YOUR TASK:
Repeat exactly the lines running from the first line of the data to the line containing "(0,0) rectangle (1024,735);", both ends included, and nothing else; drop the pictures.

AVAILABLE DATA:
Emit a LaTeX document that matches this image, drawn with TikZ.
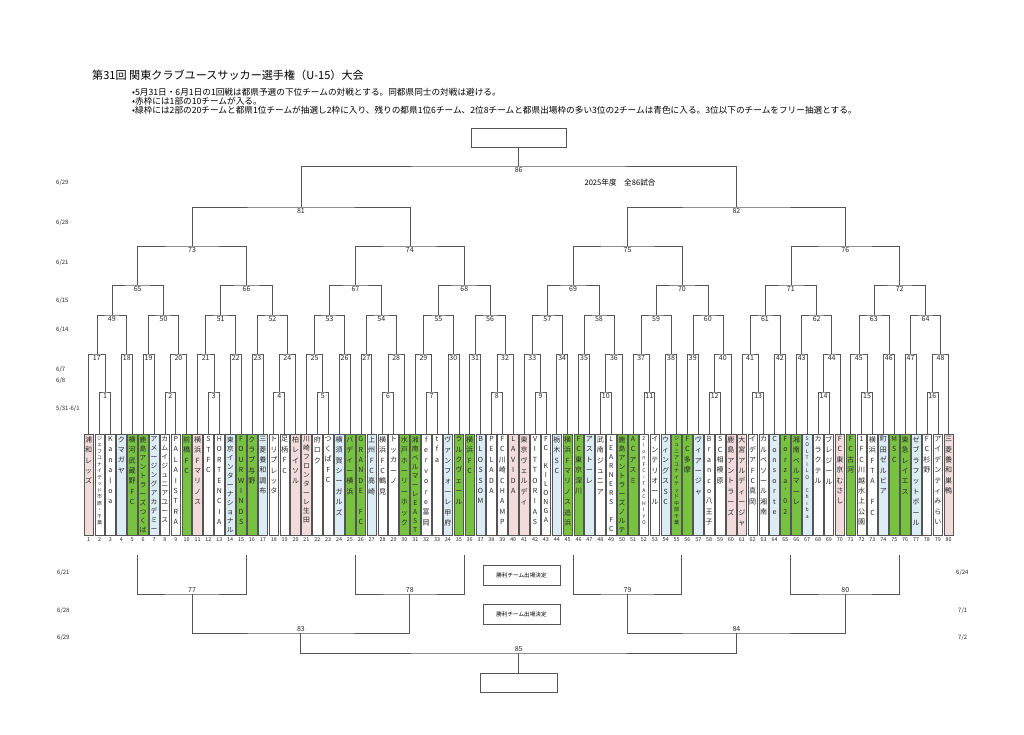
\documentclass[tikz,border=0pt]{standalone}
\usepackage{fontspec}
\setmainfont{Noto Sans CJK JP}
\usetikzlibrary{positioning, calc}
\definecolor{mypink}{RGB}{242,219,219}
\definecolor{mygreen}{RGB}{120,194,66}
\definecolor{myblue}{RGB}{219,236,245}
\definecolor{myline}{RGB}{85,85,85}
\definecolor{mydark}{RGB}{40,40,40}
\tikzset{
  teambox/.style={rectangle, draw=myline, line width=0.5pt,
    minimum width=9.6pt, minimum height=101pt, inner sep=0pt},
  tatetext/.style={inner sep=0pt, text=mydark},
  tn/.style={font=\fontsize{7pt}{10.4pt}\selectfont},
  tm/.style={font=\fontsize{6.8pt}{9pt}\selectfont},
  ts/.style={font=\fontsize{5pt}{6.5pt}\selectfont},
  numlbl/.style={inner sep=0pt, font=\fontsize{5.4pt}{6pt}\selectfont, text=mydark},
  mlabel/.style={inner sep=1pt, font=\fontsize{7pt}{8pt}\selectfont, text=mydark},
  bline/.style={line width=0.6pt, color=myline},
  lowline/.style={line width=1pt, color=myline},
  resultbox/.style={rectangle, draw=myline, line width=0.8pt, minimum height=19pt},
  notebox/.style={rectangle, draw=myline, line width=0.8pt, minimum width=77pt,
    minimum height=20pt, font=\fontsize{5.6pt}{6pt}\selectfont},
  datetext/.style={anchor=west, inner sep=0pt, font=\fontsize{6pt}{6pt}\selectfont, text=mydark},
  titletext/.style={anchor=west, inner sep=0pt, font=\fontsize{11.1pt}{12pt}\selectfont},
  rowtext/.style={anchor=west, inner sep=0pt, font=\fontsize{8.65pt}{9pt}\selectfont}
}
% vertical text, one character per line
\newcommand\tate[1]{\vtop{\expandafter\tateloop#1\relax}}
\def\tateloop#1{\ifx#1\relax\else\hbox to 1em{\hss#1\hss}\expandafter\tateloop\fi}
% one match: number, two entries, line level, label side, line style
\newcommand\bout[6][bline]{%
  \path let \p1=(#3), \p2=(#4), \p3=(0,#5) in coordinate (m#2) at ({0.5*\x1+0.5*\x2},\y3);
  \draw[#1] (#3) |- (m#2) -| (#4);
  \node[mlabel, #6] (l#2) at (m#2) {#2};
}

\begin{document}
\begin{tikzpicture}[x=1pt, y=-1pt]
  \path[use as bounding box, fill=white] (0,0) rectangle (1024,735);

  % header
  \node[titletext] (title) at (92,75) {第31回 関東クラブユースサッカー選手権（U-15）大会};
  \node[rowtext] (row1) at (132,92) {•5月31日・6月1日の1回戦は都県予選の下位チームの対戦とする。同都県同士の対戦は避ける。};
  \node[rowtext] (row2) at (132,101) {•赤枠には1部の10チームが入る。};
  \node[rowtext] (row3) at (132,110) {•緑枠には2部の20チームと都県1位チームが抽選し2枠に入り、残りの都県1位6チーム、2位8チームと都県出場枠の多い3位の2チームは青色に入る。3位以下のチームをフリー抽選とする。};
  \node[rowtext, anchor=center, font=\fontsize{7.6pt}{8pt}\selectfont] (total) at (620,183) {2025年度　全86試合};

  % teams
  \foreach \nm/\fc/\sz [count=\i] in {
    浦和レッズ/mypink/tn, ジェフユナイテッド市原・千葉/white/ts, Kanaloa/white/tn,
    クマガヤ/myblue/tn, 横河武蔵野FC/mygreen/tn, 鹿島アントラーズつくば/mygreen/tm,
    アメージングアカデミー/myblue/tm, カムイジュニアユース/white/tm, PALAISTRA/white/tn,
    前橋FC/mygreen/tn, 横浜Fマリノス/mypink/tn, STFC/white/tn, HORTENCIA/white/tn,
    東京インターナショナル/myblue/tm, FOURWINDS/mygreen/tn, クラブ与野/mygreen/tn,
    三菱養和調布/myblue/tn, トリプレッタ/white/tn, 足柄FC/white/tn, 柏レイソル/mypink/tn,
    川崎フロンターレ生田/mypink/tm, 府ロク/white/tn, つくばFC/white/tn,
    横須賀シーガルズ/myblue/tn, バディー横浜/mygreen/tn, GRANDE~FC/mygreen/tn,
    上州FC高崎/myblue/tn, 横浜FC鶴見/white/tn, トッカーノ/white/tn,
    水戸ホーリーホック/mygreen/tn, 湘南ベルマーレEAST/mygreen/tm, fervore富岡/white/tn,
    tfa/white/tn, ヴァンフォーレ甲府/myblue/tn, ラルクヴェール/mygreen/tn, 横浜FC/mygreen/tn,
    BLOSSOM/myblue/tn, PELADA/white/tn, FC川崎CHAMP/white/tn, LAVIDA/mypink/tn,
    東京ヴェルディ/mypink/tn, VITTORIAS/white/tn, FC~KILONGA/white/tm, 栃木SC/myblue/tn,
    横浜Fマリノス追浜/mygreen/tn, FC東京深川/mygreen/tn, アストーレ/myblue/tn,
    武南ジュニア/white/tn, LEARNERS~FC/white/tm, 鹿島アントラーズノルテ/mygreen/tm,
    ACアスミ/mygreen/tn, ZionFC・TACHIYO/white/ts, インテリオール/white/tn,
    ウィングスSC/myblue/tn, ジュニアユナイテッド中部千葉/mygreen/ts, FC多摩/mygreen/tn,
    ヴィアージャ/myblue/tn, Branco八王子/white/tn, SC相模原/white/tn,
    鹿島アントラーズ/mypink/tn, 大宮アルディージャ/mypink/tn, イデアFC真岡/white/tn,
    カルペソール湘南/white/tn, Consorte/myblue/tn, Forza'02/mygreen/tn,
    湘南ベルマーレ/mygreen/tn, SOLTILO~Chiba/myblue/ts, カラクテル/white/tn,
    ブレジール/white/tn, FC東京むさし/mypink/tn, FC古河/mygreen/tn,
    1FC川越水上公園/white/tn, 横浜FTA~FC/white/tn, 町田ゼルビア/myblue/tn, MSC/mygreen/tn,
    東急レイエス/mygreen/tn, ゼブラフットボール/myblue/tn, FC杉野/white/tn,
    アイデンティみらい/white/tn, 三菱養和巣鴨/mypink/tn}{
    \node[teambox, fill=\fc] (t\i) at ({77.8+10.886*\i},484.5) {};
    \node[tatetext, \sz, below=2.5pt of t\i.north] (n\i) {\tate{\nm}};
    \node[numlbl, below=2.5pt of t\i.south] (k\i) {\i};
  }

  % upper bracket
  \foreach \k/\a/\b in {1/t2/t3, 2/t8/t9, 3/t12/t13, 4/t18/t19, 5/t22/t23, 6/t28/t29,
    7/t32/t33, 8/t38/t39, 9/t42/t43, 10/t48/t49, 11/t52/t53, 12/t58/t59,
    13/t62/t63, 14/t68/t69, 15/t72/t73, 16/t78/t79}
    {\bout{\k}{\a}{\b}{392}{below}}
  \foreach \k/\a/\b in {17/t1/m1, 18/t4/t5, 19/t6/t7, 20/m2/t10,
    21/t11/m3, 22/t14/t15, 23/t16/t17, 24/m4/t20,
    25/t21/m5, 26/t24/t25, 27/t26/t27, 28/m6/t30,
    29/t31/m7, 30/t34/t35, 31/t36/t37, 32/m8/t40,
    33/t41/m9, 34/t44/t45, 35/t46/t47, 36/m10/t50,
    37/t51/m11, 38/t54/t55, 39/t56/t57, 40/m12/t60,
    41/t61/m13, 42/t64/t65, 43/t66/t67, 44/m14/t70,
    45/t71/m15, 46/t74/t75, 47/t76/t77, 48/m16/t80}
    {\bout{\k}{\a}{\b}{354}{below}}
  \foreach \lo/\hi/\yy in {49/64/315, 65/72/285, 73/76/246}{
    \foreach \k in {\lo,...,\hi}{
      \pgfmathtruncatemacro\ca{2*\k-81}
      \pgfmathtruncatemacro\cb{2*\k-80}
      \bout{\k}{m\ca}{m\cb}{\yy}{below}
    }
  }
  \bout{81}{m73}{m74}{207}{below}
  \bout{82}{m75}{m76}{207}{below}
  \bout{86}{m81}{m82}{166}{below}
  \node[resultbox, minimum width=95pt, above=18pt of m86] (champ) {};
  \draw[bline] (m86) -- (champ);

  % lower bracket
  \foreach \k in {65,...,72}
    {\path let \p1=(m\k), \p2=(0,555) in coordinate (d\k) at (\x1,\y2);}
  \bout[lowline]{77}{d65}{d66}{594}{above}
  \bout[lowline]{78}{d67}{d68}{594}{above}
  \bout[lowline]{79}{d69}{d70}{594}{above}
  \bout[lowline]{80}{d71}{d72}{594}{above}
  \bout[lowline]{83}{m77}{m78}{633}{above}
  \bout[lowline]{84}{m79}{m80}{633}{above}
  \bout[lowline]{85}{m83}{m84}{653}{above}
  \node[resultbox, minimum width=77pt, below=20pt of m85] (final) {};
  \draw[lowline] (m85) -- (final);
  \node[notebox] (win1) at (521.5,575) {勝利チーム出場決定};
  \node[notebox] (win2) at (521.5,614) {勝利チーム出場決定};

  % dates
  \node[datetext] (d629) at (56,183) {6/29};
  \node[datetext] (d628) at (56,223) {6/28};
  \node[datetext] (d621) at (56,263) {6/21};
  \node[datetext] (d615) at (56,301) {6/15};
  \node[datetext] (d614) at (56,330) {6/14};
  \node[datetext] (d607) at (56,370) {6/7};
  \node[datetext] (d608) at (56,381) {6/8};
  \node[datetext] (d531) at (56,409) {5/31-6/1};
  \node[datetext] (e621) at (57,573) {6/21};
  \node[datetext] (e628) at (57,611) {6/28};
  \node[datetext] (e629) at (57,638) {6/29};
  \node[datetext] (e624) at (956,573) {6/24};
  \node[datetext] (e701) at (958,611) {7/1};
  \node[datetext] (e702) at (958,638) {7/2};
\end{tikzpicture}
\end{document}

OUTPUT OF THE EXERCISE:
Emit a LaTeX document that matches this image, drawn with TikZ.
\documentclass[tikz,border=0pt]{standalone}
\usepackage{fontspec}
\setmainfont{Noto Sans CJK JP}
\usetikzlibrary{positioning, calc}
\definecolor{mypink}{RGB}{242,219,219}
\definecolor{mygreen}{RGB}{120,194,66}
\definecolor{myblue}{RGB}{219,236,245}
\definecolor{myline}{RGB}{85,85,85}
\definecolor{mydark}{RGB}{40,40,40}
\tikzset{
  teambox/.style={rectangle, draw=myline, line width=0.5pt,
    minimum width=9.6pt, minimum height=101pt, inner sep=0pt},
  tatetext/.style={inner sep=0pt, text=mydark},
  tn/.style={font=\fontsize{7pt}{10.4pt}\selectfont},
  tm/.style={font=\fontsize{6.8pt}{9pt}\selectfont},
  ts/.style={font=\fontsize{5pt}{6.5pt}\selectfont},
  numlbl/.style={inner sep=0pt, font=\fontsize{5.4pt}{6pt}\selectfont, text=mydark},
  mlabel/.style={inner sep=1pt, font=\fontsize{7pt}{8pt}\selectfont, text=mydark},
  bline/.style={line width=0.6pt, color=myline},
  lowline/.style={line width=1pt, color=myline},
  resultbox/.style={rectangle, draw=myline, line width=0.8pt, minimum height=19pt},
  notebox/.style={rectangle, draw=myline, line width=0.8pt, minimum width=77pt,
    minimum height=20pt, font=\fontsize{5.6pt}{6pt}\selectfont},
  datetext/.style={anchor=west, inner sep=0pt, font=\fontsize{6pt}{6pt}\selectfont, text=mydark},
  titletext/.style={anchor=west, inner sep=0pt, font=\fontsize{11.1pt}{12pt}\selectfont},
  rowtext/.style={anchor=west, inner sep=0pt, font=\fontsize{8.65pt}{9pt}\selectfont}
}
% vertical text, one character per line
\newcommand\tate[1]{\vtop{\expandafter\tateloop#1\relax}}
\def\tateloop#1{\ifx#1\relax\else\hbox to 1em{\hss#1\hss}\expandafter\tateloop\fi}
% one match: number, two entries, line level, label side, line style
\newcommand\bout[6][bline]{%
  \path let \p1=(#3), \p2=(#4), \p3=(0,#5) in coordinate (m#2) at ({0.5*\x1+0.5*\x2},\y3);
  \draw[#1] (#3) |- (m#2) -| (#4);
  \node[mlabel, #6] (l#2) at (m#2) {#2};
}

\begin{document}
\begin{tikzpicture}[x=1pt, y=-1pt]
  \path[use as bounding box, fill=white] (0,0) rectangle (1024,735);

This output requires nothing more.